The request: Scan the material and copy every line in which "chart" appears.

━━━━━━━━━━

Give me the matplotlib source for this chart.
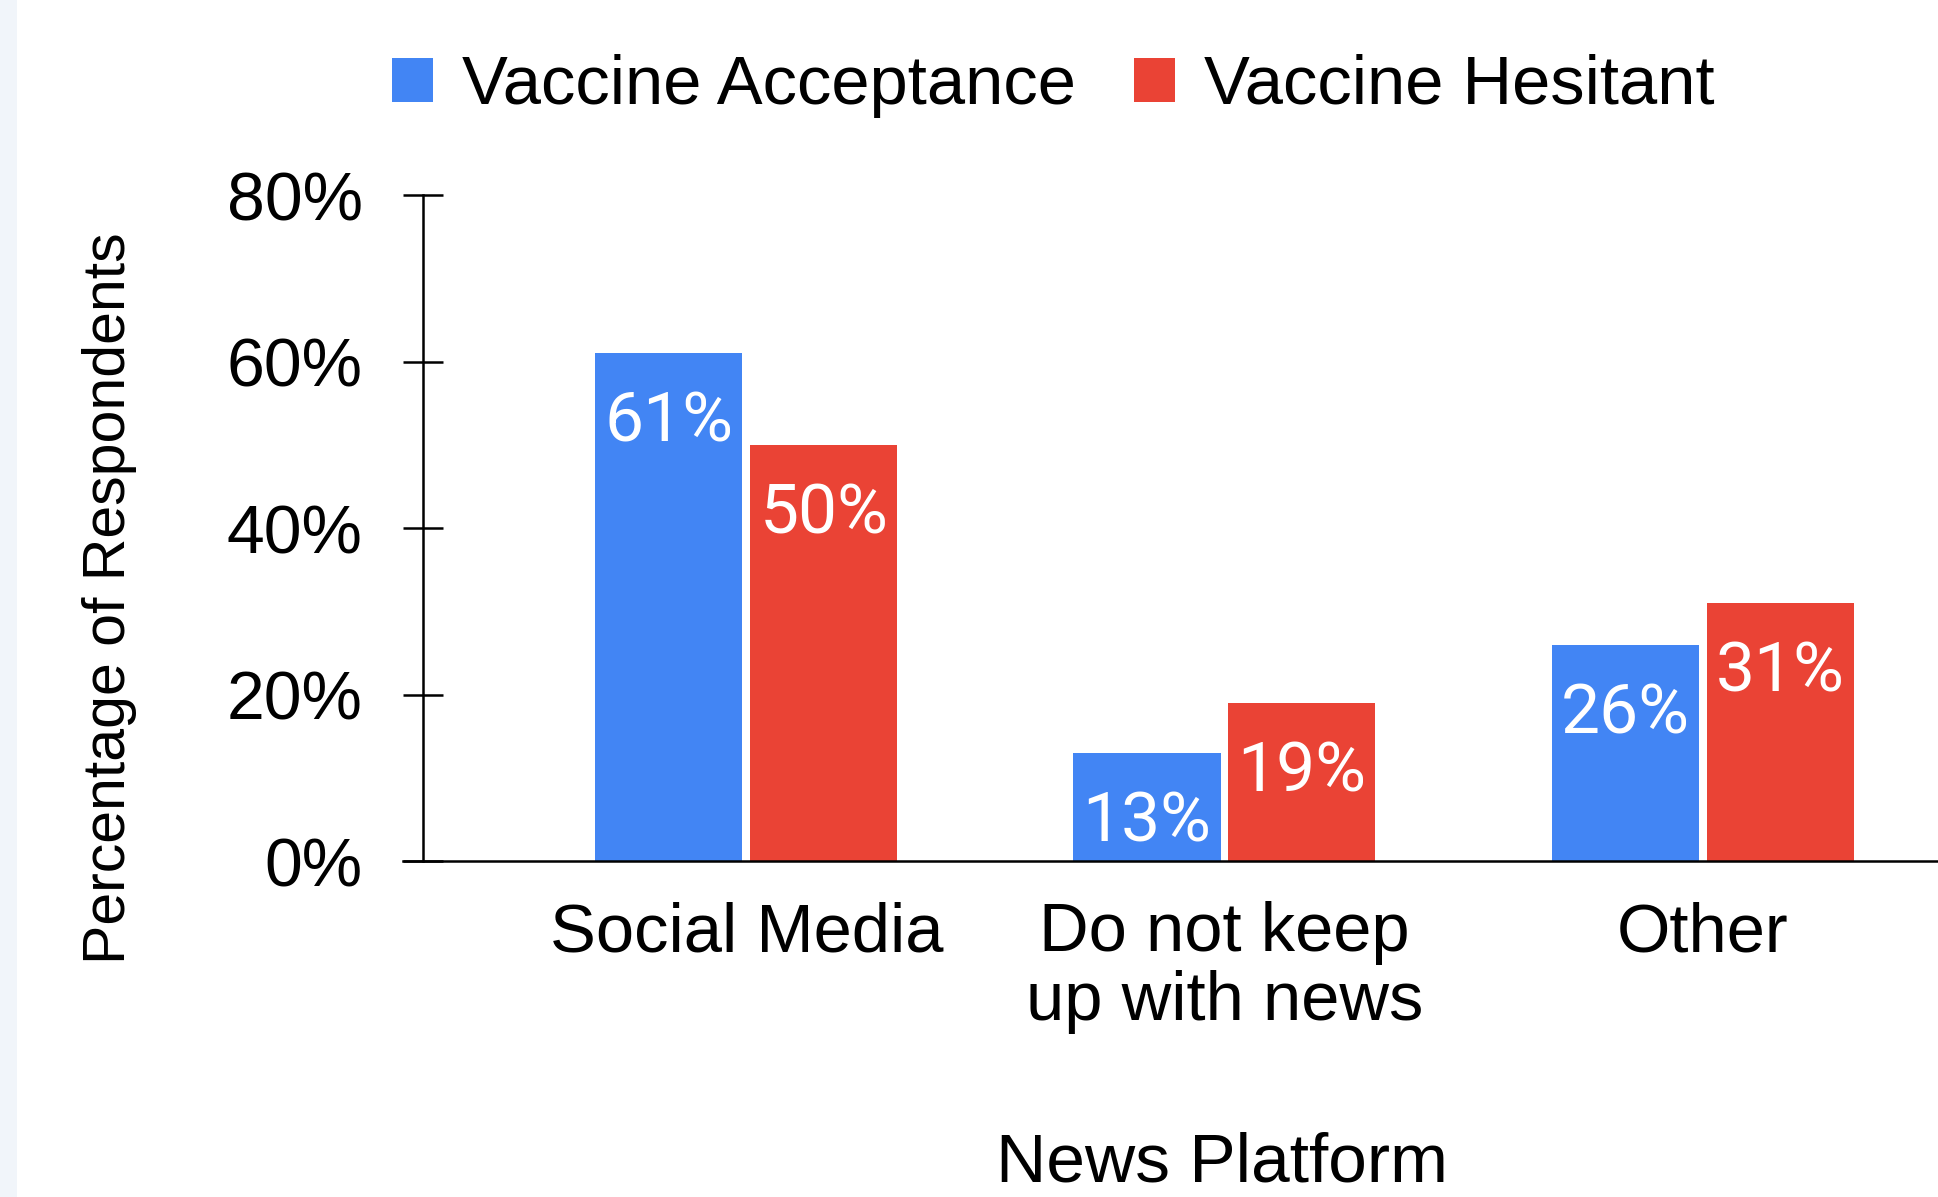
"""Grouped bar chart: news platform by vaccine attitude."""

import matplotlib
matplotlib.use("Agg")
import matplotlib.pyplot as plt
import numpy as np
from matplotlib.patches import Patch, Rectangle


categories = ["Social Media", "Do not keep\nup with news", "Other"]
acceptance = [61, 13, 26]
hesitant = [50, 19, 31]
series_names = ["Vaccine Acceptance", "Vaccine Hesitant"]
y_ticks = [0, 20, 40, 60, 80]

BLUE = "#4285F4"
RED = "#EA4335"
TEXT_FONT = ["Liberation Sans", "DejaVu Sans"]
LABEL_FONT = ["Roboto", "DejaVu Sans"]


def main() -> None:
    fig = plt.figure(figsize=(19.38, 11.97), dpi=100)
    fig.patch.set_facecolor("white")

    # light strip down the left edge
    fig.add_artist(
        Rectangle((0, 0), 17 / 1938, 1, transform=fig.transFigure,
                  facecolor="#f1f5fa", edgecolor="none", zorder=0)
    )

    ax = fig.add_axes([423 / 1938, 0.2803, 1 - 423 / 1938, 0.5567])
    x = np.arange(len(categories))
    width = 0.3075
    offset = 0.162

    bars_a = ax.bar(x - offset, acceptance, width, color=BLUE, zorder=2)
    bars_h = ax.bar(x + offset, hesitant, width, color=RED, zorder=2)

    for bars, values in ((bars_a, acceptance), (bars_h, hesitant)):
        for bar, val in zip(bars, values):
            ax.annotate(
                f"{val}%",
                xy=(bar.get_x() + bar.get_width() / 2, bar.get_height()),
                xytext=(0, -26),
                textcoords="offset points",
                ha="center",
                va="top",
                color="white",
                fontsize=50,
                family=LABEL_FONT,
                zorder=3,
            )

    ax.set_xlim(-0.676, 2.492)
    ax.set_ylim(0, 80)
    ax.set_yticks(y_ticks)
    ax.set_yticklabels([f"{t}%" for t in y_ticks], family=TEXT_FONT, fontsize=49)
    ax.set_xticks(x)
    ax.set_xticklabels(categories, family=TEXT_FONT, fontsize=49.5)
    for label in ax.get_xticklabels():
        label.set_linespacing(1.1)

    ax.tick_params(axis="y", direction="inout", length=29, width=1.8, pad=29, colors="black")
    ax.tick_params(axis="x", length=0, pad=28.5, colors="black")

    for side in ("top", "right"):
        ax.spines[side].set_visible(False)
    ax.spines["left"].set_linewidth(1.8)
    ax.spines["bottom"].set_linewidth(1.8)
    ax.spines["bottom"].set_bounds(-0.676 - 20 / 478, 2.492)
    ax.spines["bottom"].set_clip_on(False)
    ax.set_facecolor("white")

    fig.text(110 / 1938, 1 - 598 / 1197, "Percentage of Respondents", rotation=90,
             ha="center", va="center", fontsize=42.5, family=TEXT_FONT)
    fig.text(1222 / 1938, 2 / 1197, "News Platform",
             ha="center", va="bottom", fontsize=50, family=TEXT_FONT)

    handles = [Patch(facecolor=BLUE, edgecolor="none"), Patch(facecolor=RED, edgecolor="none")]
    fig.legend(
        handles,
        series_names,
        loc="center",
        bbox_to_anchor=(1053 / 1938, 1 - 86 / 1197),
        ncol=2,
        frameon=False,
        prop={"family": TEXT_FONT, "size": 49.5},
        handlelength=0.6,
        handleheight=0.6,
        handletextpad=0.42,
        columnspacing=0.84,
    )

    fig.savefig("out.png", dpi=100, facecolor=fig.get_facecolor())
    plt.close(fig)


if __name__ == "__main__":
    main()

━━━━━━━━━━

Response for this exercise:
Give me the matplotlib source for this chart.
"""Grouped bar chart: news platform by vaccine attitude."""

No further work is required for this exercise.